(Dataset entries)
◇ ◇ ◇

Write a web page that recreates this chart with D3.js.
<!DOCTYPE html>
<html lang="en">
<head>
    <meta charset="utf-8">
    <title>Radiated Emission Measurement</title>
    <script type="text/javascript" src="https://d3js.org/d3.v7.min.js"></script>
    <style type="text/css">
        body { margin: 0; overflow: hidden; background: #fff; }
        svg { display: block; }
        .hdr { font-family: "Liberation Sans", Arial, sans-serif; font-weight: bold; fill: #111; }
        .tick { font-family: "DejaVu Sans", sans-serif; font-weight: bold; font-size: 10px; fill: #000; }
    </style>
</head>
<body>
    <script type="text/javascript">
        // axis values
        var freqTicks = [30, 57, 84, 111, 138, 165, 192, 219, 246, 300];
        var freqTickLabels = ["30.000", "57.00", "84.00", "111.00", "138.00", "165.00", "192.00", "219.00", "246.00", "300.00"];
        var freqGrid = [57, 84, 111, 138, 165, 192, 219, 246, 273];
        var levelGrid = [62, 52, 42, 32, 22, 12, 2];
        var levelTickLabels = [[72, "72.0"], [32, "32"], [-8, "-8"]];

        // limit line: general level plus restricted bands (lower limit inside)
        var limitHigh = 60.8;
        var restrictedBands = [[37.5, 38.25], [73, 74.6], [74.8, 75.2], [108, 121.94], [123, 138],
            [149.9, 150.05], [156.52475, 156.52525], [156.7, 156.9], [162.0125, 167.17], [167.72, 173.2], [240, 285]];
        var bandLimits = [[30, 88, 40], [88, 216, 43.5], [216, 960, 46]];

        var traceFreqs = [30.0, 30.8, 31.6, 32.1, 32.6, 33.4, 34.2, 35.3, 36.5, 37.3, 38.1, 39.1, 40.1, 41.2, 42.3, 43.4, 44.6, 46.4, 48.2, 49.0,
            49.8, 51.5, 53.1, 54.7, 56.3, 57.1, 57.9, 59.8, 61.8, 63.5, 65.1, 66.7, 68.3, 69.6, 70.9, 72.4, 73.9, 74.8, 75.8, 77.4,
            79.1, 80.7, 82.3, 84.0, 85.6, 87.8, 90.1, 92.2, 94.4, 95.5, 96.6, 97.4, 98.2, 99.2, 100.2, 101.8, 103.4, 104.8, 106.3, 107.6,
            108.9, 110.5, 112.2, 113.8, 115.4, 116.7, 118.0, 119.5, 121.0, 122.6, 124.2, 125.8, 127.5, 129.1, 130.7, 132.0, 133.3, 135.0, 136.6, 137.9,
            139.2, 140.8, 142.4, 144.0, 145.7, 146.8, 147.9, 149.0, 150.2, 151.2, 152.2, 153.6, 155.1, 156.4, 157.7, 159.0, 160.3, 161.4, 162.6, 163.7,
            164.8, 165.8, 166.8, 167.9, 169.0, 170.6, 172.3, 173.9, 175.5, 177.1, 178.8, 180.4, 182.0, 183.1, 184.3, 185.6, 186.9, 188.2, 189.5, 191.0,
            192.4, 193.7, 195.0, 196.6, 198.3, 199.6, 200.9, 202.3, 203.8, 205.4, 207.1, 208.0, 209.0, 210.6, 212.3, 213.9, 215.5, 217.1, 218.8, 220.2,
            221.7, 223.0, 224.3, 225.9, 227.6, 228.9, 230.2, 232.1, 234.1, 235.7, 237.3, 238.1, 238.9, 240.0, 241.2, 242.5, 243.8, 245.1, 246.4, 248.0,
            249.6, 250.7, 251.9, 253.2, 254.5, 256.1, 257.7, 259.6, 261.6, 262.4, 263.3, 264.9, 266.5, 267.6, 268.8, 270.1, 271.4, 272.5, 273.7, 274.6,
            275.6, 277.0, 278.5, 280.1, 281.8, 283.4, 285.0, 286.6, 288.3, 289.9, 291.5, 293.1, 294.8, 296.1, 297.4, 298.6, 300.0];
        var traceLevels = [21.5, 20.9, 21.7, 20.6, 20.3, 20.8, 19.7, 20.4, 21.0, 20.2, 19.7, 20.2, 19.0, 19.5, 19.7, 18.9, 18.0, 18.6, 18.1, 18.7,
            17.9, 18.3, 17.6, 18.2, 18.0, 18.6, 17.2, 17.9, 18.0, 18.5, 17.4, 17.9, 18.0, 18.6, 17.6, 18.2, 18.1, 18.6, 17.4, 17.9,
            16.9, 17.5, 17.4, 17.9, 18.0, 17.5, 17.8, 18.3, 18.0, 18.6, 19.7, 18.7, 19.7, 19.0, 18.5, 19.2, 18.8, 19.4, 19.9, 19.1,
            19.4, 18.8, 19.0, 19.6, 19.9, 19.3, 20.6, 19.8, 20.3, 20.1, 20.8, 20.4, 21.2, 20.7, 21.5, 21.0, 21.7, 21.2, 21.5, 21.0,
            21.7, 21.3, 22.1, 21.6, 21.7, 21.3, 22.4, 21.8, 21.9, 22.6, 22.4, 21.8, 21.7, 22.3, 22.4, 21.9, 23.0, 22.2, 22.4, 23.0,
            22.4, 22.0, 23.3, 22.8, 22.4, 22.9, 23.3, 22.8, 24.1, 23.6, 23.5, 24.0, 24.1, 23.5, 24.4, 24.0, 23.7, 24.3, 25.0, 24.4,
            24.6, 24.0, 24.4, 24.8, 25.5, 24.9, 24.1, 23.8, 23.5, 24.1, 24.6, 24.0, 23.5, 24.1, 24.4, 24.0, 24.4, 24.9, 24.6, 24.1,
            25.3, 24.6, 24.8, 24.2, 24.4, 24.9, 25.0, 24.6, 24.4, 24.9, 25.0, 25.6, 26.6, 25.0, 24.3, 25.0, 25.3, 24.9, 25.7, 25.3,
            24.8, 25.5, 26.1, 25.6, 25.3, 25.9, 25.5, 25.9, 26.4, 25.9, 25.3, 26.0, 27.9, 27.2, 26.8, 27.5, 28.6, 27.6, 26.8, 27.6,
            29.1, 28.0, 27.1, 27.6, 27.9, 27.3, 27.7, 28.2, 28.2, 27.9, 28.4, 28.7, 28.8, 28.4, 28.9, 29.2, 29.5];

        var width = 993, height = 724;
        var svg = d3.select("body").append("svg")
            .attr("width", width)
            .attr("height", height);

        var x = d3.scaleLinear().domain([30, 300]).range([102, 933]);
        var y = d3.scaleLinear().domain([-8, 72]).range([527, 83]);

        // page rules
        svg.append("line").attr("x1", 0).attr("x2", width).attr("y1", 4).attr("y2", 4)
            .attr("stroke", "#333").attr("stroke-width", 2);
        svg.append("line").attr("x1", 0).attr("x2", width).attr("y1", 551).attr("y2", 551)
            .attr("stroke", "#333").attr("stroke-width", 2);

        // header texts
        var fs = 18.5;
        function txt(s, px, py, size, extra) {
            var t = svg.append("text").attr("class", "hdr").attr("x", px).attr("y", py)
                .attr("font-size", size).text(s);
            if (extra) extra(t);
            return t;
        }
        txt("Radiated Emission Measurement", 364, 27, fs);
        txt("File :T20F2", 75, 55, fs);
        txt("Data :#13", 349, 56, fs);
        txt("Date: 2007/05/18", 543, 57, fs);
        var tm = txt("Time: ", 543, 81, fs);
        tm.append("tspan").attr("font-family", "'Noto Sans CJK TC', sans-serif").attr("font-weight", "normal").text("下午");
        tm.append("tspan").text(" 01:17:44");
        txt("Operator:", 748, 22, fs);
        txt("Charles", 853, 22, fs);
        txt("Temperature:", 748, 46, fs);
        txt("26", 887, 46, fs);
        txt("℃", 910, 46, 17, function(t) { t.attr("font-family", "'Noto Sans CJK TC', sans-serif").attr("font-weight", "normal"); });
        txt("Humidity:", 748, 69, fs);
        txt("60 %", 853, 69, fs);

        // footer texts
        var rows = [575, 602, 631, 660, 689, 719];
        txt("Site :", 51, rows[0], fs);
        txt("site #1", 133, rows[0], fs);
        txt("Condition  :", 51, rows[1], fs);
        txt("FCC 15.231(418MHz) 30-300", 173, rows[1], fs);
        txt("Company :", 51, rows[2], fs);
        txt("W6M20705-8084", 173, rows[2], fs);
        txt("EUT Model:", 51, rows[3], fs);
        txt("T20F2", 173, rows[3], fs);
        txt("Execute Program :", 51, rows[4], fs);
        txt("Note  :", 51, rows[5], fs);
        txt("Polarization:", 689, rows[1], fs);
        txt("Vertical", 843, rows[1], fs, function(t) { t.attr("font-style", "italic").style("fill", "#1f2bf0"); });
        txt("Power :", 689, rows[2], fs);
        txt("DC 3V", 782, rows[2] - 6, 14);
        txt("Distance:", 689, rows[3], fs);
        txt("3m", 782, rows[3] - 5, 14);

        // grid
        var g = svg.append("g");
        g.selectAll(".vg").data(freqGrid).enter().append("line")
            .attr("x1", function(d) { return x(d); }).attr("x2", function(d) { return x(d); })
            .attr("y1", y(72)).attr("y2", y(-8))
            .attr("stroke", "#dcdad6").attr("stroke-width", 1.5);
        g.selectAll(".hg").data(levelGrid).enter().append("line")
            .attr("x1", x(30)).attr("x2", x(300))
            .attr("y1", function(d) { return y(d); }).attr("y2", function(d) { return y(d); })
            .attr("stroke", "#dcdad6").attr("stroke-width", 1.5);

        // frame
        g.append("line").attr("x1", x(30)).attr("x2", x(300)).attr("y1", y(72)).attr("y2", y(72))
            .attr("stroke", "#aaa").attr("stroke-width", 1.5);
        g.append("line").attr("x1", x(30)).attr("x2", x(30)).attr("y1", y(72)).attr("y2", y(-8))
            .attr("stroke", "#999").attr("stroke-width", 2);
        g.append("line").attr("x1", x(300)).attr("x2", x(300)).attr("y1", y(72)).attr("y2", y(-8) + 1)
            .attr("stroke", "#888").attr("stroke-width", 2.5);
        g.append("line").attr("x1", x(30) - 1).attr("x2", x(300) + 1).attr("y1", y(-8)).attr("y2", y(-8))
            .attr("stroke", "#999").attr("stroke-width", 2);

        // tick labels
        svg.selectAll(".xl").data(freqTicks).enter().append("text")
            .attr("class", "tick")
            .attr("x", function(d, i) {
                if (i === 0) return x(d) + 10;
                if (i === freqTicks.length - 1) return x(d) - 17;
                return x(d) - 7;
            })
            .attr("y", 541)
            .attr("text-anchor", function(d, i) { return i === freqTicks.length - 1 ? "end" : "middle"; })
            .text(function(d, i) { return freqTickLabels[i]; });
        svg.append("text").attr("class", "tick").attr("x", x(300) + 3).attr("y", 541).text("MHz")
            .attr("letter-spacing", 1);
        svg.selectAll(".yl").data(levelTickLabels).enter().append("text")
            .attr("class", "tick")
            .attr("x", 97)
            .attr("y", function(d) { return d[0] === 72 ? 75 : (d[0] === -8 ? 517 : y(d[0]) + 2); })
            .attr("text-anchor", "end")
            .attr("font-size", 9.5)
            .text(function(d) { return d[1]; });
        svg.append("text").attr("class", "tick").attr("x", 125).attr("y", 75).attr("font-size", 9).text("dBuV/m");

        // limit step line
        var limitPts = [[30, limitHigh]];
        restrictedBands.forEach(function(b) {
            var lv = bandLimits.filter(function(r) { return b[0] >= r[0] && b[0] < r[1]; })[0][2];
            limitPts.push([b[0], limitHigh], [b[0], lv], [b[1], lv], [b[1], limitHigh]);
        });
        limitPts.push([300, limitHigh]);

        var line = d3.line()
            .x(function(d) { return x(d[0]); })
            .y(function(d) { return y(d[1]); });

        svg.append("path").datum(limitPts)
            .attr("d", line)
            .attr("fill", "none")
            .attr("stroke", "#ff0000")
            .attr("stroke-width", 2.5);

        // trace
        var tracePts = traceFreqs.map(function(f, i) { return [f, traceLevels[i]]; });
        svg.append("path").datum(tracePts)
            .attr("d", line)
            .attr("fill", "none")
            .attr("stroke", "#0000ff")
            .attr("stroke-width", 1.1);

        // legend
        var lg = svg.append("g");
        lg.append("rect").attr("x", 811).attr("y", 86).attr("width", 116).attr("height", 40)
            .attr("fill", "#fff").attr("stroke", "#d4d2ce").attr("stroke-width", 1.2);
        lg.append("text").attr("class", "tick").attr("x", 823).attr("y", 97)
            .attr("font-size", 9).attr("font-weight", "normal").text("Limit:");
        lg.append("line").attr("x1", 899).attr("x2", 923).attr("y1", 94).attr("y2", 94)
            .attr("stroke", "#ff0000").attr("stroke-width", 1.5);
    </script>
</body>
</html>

◇ ◇ ◇

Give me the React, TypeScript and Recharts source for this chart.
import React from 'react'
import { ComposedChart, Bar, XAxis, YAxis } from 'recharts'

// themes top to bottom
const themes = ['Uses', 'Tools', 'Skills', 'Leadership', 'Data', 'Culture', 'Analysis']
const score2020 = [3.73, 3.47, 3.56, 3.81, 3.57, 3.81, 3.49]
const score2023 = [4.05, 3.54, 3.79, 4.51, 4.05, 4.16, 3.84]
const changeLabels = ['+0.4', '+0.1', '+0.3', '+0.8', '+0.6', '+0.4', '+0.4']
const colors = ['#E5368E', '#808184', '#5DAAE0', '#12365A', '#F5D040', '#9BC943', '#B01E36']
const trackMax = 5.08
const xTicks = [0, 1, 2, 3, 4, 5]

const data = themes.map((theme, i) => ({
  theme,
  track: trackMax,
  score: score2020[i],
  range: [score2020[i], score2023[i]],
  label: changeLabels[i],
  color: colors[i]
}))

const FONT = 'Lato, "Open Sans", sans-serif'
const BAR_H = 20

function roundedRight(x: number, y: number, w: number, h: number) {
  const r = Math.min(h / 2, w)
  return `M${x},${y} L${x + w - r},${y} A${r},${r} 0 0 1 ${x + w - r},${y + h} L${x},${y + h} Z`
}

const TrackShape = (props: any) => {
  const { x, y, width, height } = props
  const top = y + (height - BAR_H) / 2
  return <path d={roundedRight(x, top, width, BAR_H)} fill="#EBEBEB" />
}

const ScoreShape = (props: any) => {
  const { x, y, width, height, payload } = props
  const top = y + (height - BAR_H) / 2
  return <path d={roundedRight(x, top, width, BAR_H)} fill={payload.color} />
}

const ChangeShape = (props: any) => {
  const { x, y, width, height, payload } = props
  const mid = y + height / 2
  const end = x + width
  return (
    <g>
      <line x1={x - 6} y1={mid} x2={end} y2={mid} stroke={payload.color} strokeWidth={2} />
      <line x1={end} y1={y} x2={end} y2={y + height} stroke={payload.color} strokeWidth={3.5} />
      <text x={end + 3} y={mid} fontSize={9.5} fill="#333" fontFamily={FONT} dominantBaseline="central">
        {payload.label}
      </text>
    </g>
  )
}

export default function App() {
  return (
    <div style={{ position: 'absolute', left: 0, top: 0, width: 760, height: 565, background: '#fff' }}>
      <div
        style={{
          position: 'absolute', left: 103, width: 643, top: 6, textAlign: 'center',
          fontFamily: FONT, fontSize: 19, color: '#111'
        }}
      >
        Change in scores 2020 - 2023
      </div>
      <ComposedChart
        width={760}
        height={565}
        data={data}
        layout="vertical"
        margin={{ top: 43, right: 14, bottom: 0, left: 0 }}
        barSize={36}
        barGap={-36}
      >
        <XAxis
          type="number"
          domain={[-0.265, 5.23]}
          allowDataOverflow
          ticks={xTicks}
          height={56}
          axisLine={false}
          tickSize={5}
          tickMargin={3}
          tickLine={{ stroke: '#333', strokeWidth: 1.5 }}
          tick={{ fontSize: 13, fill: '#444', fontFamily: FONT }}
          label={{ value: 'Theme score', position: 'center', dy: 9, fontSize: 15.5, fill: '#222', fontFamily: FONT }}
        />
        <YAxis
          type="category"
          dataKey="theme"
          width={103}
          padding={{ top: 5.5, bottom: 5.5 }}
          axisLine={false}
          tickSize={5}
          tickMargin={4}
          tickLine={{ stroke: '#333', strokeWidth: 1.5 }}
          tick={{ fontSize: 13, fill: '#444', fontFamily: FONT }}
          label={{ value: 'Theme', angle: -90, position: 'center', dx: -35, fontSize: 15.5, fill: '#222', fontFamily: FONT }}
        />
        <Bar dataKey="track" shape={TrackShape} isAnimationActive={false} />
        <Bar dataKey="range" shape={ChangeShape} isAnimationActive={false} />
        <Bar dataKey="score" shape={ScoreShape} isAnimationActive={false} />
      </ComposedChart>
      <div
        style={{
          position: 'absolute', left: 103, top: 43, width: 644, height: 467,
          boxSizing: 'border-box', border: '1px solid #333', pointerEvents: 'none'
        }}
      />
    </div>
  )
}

◇ ◇ ◇

## WRITTEN PROBLEM
Print the lines from the line with "Give me the" to the line with "Bar, XAxis, YAxis" exactly, and print nothing else. Both of those lines are included.

## COMPLETE OUTPUT
Give me the React, TypeScript and Recharts source for this chart.
import React from 'react'
import { ComposedChart, Bar, XAxis, YAxis } from 'recharts'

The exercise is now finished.